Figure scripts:
-- Begin --
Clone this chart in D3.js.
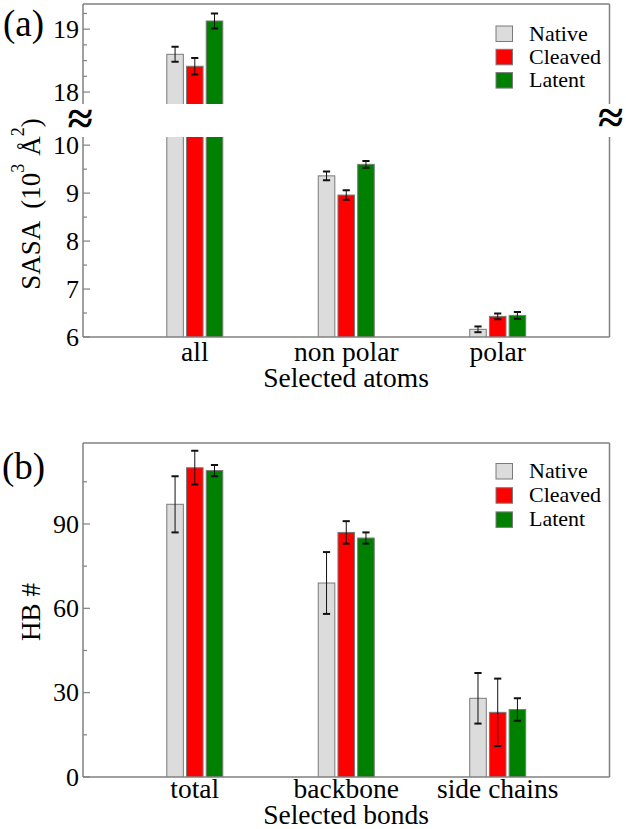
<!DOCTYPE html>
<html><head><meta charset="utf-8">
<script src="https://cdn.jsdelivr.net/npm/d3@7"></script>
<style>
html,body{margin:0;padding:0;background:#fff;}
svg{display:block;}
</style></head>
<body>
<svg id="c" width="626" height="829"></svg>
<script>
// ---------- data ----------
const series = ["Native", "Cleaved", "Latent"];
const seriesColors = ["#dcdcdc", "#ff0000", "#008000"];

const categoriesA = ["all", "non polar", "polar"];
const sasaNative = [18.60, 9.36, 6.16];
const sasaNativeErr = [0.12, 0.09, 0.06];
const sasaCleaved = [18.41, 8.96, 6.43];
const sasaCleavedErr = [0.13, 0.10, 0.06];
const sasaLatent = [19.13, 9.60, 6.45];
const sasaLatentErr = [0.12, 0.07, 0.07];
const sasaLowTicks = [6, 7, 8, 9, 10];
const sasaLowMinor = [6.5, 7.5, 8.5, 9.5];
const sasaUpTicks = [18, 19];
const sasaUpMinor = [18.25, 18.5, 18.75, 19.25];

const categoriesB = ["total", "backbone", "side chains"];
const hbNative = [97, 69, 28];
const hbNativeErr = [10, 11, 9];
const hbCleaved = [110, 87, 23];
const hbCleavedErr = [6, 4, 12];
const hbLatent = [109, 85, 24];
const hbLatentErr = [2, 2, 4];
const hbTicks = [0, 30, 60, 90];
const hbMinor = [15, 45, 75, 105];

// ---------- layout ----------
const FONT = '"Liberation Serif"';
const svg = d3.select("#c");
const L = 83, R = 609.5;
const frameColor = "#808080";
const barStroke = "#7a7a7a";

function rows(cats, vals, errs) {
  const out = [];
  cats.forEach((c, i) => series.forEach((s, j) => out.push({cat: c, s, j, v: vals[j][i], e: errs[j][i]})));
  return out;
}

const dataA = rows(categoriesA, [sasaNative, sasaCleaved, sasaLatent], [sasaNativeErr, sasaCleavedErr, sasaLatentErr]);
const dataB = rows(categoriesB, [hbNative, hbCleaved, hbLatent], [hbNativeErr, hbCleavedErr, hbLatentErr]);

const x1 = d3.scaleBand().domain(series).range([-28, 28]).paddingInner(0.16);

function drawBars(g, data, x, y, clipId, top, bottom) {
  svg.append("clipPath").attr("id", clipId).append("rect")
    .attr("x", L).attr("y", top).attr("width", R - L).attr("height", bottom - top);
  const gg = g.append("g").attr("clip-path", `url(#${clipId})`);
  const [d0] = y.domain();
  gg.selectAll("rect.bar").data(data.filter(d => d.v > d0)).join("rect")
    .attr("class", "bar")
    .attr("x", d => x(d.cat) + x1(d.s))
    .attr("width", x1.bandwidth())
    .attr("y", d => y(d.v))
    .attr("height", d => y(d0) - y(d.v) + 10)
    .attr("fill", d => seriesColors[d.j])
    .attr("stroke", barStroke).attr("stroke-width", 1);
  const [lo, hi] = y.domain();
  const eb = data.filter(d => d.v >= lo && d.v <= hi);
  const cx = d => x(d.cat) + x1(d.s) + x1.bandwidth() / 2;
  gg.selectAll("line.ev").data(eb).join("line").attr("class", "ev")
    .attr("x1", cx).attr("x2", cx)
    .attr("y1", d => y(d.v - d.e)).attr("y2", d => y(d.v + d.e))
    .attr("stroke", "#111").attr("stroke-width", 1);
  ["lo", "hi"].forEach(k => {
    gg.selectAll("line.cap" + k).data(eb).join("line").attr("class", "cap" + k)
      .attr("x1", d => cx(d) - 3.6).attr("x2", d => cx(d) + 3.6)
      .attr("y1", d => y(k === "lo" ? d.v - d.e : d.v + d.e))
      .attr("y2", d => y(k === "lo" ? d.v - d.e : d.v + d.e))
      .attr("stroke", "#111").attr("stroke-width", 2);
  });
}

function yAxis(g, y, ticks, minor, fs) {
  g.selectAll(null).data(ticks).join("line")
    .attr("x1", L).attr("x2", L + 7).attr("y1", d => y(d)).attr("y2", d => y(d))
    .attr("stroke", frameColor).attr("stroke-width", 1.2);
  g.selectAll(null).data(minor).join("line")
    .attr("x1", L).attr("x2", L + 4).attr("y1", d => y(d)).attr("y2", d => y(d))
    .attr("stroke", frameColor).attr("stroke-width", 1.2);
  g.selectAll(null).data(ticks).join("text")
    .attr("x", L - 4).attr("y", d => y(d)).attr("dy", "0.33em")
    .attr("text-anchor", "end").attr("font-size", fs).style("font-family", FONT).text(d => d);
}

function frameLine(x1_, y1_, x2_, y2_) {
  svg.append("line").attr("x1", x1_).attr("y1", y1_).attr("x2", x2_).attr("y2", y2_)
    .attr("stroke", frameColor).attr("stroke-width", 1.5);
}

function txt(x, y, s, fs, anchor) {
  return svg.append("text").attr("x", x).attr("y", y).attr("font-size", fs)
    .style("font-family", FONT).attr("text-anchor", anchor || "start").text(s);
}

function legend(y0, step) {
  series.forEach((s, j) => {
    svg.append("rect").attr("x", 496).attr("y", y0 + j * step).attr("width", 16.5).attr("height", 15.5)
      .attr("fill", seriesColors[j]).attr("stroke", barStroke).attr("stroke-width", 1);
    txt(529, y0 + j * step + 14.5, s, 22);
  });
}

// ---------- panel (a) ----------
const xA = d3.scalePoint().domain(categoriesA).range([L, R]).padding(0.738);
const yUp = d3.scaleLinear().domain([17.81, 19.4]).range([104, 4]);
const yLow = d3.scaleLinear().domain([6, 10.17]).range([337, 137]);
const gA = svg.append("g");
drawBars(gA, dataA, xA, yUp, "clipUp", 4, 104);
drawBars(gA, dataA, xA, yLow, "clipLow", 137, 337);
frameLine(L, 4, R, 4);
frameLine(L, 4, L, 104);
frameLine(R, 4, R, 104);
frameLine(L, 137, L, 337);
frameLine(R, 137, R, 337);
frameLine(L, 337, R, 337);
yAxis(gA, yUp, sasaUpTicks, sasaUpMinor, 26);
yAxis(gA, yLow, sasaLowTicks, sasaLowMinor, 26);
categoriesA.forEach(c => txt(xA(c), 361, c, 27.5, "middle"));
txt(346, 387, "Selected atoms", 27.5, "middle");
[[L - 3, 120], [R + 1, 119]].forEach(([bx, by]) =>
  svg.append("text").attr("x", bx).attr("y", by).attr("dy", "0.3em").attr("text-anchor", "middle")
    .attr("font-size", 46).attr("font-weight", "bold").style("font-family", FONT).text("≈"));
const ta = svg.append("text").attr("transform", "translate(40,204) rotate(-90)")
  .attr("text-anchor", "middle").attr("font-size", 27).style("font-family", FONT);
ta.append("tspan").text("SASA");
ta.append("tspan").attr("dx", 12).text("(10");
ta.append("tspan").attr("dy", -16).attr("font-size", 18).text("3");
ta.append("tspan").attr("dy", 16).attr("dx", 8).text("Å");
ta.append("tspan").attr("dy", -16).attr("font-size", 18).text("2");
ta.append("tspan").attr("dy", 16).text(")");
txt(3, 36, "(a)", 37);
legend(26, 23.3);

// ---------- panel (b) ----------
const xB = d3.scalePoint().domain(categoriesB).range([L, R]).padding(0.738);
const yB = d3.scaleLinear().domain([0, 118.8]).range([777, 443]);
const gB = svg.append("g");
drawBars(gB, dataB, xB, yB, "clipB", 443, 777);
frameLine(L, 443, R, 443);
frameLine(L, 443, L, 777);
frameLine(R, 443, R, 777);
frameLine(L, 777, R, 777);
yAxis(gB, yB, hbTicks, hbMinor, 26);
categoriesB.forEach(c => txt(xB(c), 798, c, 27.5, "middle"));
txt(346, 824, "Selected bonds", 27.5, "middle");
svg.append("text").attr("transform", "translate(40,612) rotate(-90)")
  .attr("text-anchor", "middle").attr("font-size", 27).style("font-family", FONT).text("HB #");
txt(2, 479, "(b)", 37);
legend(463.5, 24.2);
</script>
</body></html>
-- End --
-- Begin --
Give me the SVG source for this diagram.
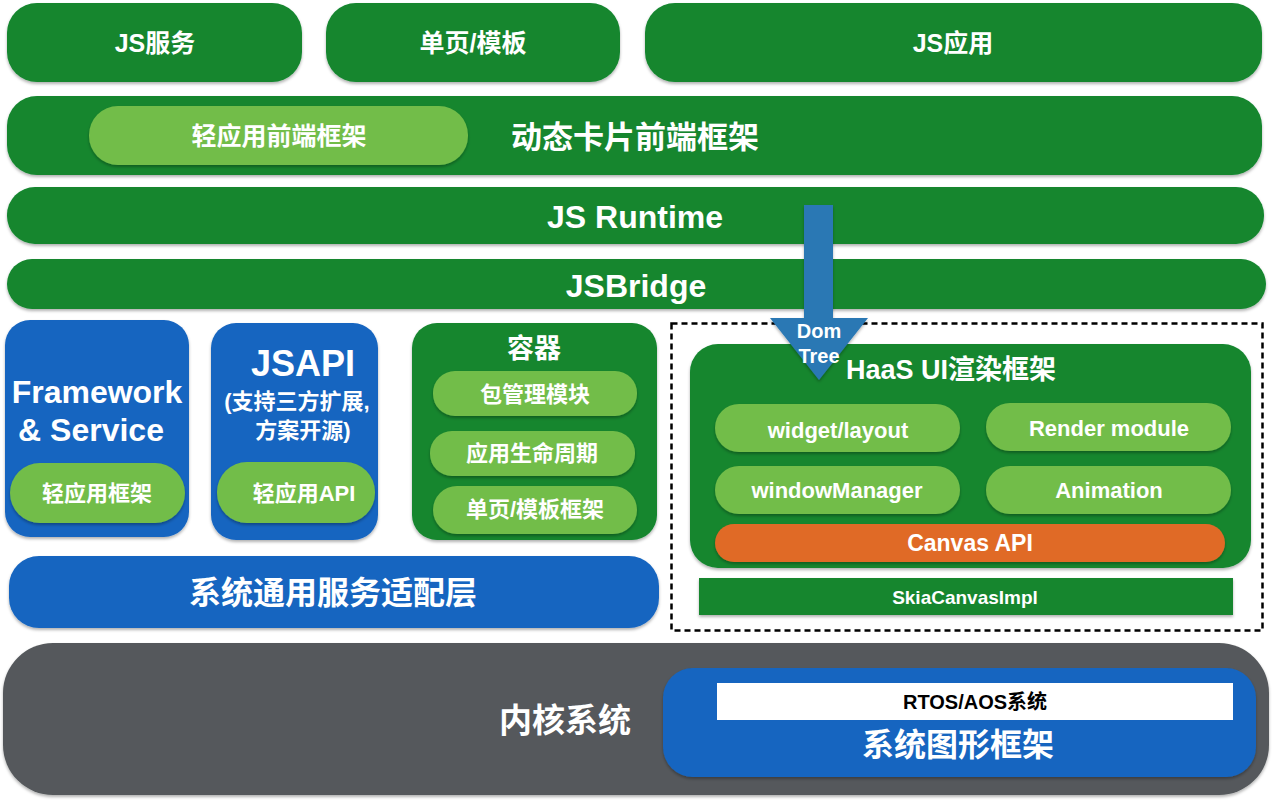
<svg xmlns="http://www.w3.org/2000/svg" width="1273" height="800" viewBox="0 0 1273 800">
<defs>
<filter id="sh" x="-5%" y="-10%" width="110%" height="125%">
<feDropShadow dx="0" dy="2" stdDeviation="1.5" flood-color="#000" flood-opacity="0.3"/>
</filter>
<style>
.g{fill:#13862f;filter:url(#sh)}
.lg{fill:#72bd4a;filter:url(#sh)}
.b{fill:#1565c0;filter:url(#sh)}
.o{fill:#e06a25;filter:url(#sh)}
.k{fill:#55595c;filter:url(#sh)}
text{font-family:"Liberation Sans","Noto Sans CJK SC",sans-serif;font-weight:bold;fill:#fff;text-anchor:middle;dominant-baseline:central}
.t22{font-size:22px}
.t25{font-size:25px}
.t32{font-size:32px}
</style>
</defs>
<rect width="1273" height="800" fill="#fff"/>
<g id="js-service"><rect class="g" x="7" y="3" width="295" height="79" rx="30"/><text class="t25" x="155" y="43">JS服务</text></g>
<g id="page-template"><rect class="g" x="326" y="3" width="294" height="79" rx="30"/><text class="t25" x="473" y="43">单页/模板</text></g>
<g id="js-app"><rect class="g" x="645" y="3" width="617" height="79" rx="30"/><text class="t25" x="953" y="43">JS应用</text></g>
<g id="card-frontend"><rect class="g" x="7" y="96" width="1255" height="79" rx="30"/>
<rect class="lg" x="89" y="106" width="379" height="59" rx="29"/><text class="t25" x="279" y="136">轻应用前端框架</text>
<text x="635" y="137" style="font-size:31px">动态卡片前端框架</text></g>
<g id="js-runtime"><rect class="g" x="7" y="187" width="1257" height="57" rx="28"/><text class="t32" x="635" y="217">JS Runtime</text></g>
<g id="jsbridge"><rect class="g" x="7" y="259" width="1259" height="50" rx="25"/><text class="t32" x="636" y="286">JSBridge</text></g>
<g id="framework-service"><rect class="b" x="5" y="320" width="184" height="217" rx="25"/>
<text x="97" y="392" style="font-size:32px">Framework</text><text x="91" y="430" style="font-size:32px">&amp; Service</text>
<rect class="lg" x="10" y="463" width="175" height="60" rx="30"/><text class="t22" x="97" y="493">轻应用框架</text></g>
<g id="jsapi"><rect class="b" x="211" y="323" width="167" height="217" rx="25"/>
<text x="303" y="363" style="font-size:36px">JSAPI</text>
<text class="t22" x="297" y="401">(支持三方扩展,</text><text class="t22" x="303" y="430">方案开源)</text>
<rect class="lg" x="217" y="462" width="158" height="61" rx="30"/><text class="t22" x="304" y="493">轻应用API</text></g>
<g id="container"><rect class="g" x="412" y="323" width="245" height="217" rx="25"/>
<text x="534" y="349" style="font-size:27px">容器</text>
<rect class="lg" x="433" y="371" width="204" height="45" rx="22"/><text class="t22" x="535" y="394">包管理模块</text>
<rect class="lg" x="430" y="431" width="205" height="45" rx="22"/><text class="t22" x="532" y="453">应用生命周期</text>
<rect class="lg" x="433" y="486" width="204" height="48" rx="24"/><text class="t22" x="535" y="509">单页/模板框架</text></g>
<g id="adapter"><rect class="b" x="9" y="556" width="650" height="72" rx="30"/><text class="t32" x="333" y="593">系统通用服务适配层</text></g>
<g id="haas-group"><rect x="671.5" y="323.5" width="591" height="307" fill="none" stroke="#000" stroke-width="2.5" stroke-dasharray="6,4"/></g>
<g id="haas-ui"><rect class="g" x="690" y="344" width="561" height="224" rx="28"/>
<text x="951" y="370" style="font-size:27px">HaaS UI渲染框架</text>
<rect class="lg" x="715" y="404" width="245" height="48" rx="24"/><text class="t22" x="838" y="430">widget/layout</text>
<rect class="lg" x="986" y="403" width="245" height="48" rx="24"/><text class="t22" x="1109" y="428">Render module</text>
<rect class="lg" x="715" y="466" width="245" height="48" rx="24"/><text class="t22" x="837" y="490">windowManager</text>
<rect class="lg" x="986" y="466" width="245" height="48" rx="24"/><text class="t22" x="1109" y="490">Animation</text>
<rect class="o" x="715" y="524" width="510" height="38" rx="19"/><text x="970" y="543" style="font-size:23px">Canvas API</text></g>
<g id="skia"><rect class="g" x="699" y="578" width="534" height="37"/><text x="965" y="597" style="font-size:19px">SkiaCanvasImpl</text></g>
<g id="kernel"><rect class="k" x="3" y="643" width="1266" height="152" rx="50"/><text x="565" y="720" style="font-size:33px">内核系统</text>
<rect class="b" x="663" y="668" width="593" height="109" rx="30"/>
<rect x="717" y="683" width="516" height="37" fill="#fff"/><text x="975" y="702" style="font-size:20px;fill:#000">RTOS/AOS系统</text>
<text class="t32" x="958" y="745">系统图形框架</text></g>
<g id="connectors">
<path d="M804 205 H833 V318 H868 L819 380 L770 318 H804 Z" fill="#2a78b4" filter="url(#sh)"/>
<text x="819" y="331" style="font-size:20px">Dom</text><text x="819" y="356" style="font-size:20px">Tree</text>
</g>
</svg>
-- End --
Look above for the line containing "Clone this chart in D3.js.", then write out every line from there down to the line containing "const sasaUpMinor = [18.25, 18.5, 18.75, 19.25];", that line included, with no pictures.

Clone this chart in D3.js.
<!DOCTYPE html>
<html><head><meta charset="utf-8">
<script src="https://cdn.jsdelivr.net/npm/d3@7"></script>
<style>
html,body{margin:0;padding:0;background:#fff;}
svg{display:block;}
</style></head>
<body>
<svg id="c" width="626" height="829"></svg>
<script>
// ---------- data ----------
const series = ["Native", "Cleaved", "Latent"];
const seriesColors = ["#dcdcdc", "#ff0000", "#008000"];

const categoriesA = ["all", "non polar", "polar"];
const sasaNative = [18.60, 9.36, 6.16];
const sasaNativeErr = [0.12, 0.09, 0.06];
const sasaCleaved = [18.41, 8.96, 6.43];
const sasaCleavedErr = [0.13, 0.10, 0.06];
const sasaLatent = [19.13, 9.60, 6.45];
const sasaLatentErr = [0.12, 0.07, 0.07];
const sasaLowTicks = [6, 7, 8, 9, 10];
const sasaLowMinor = [6.5, 7.5, 8.5, 9.5];
const sasaUpTicks = [18, 19];
const sasaUpMinor = [18.25, 18.5, 18.75, 19.25];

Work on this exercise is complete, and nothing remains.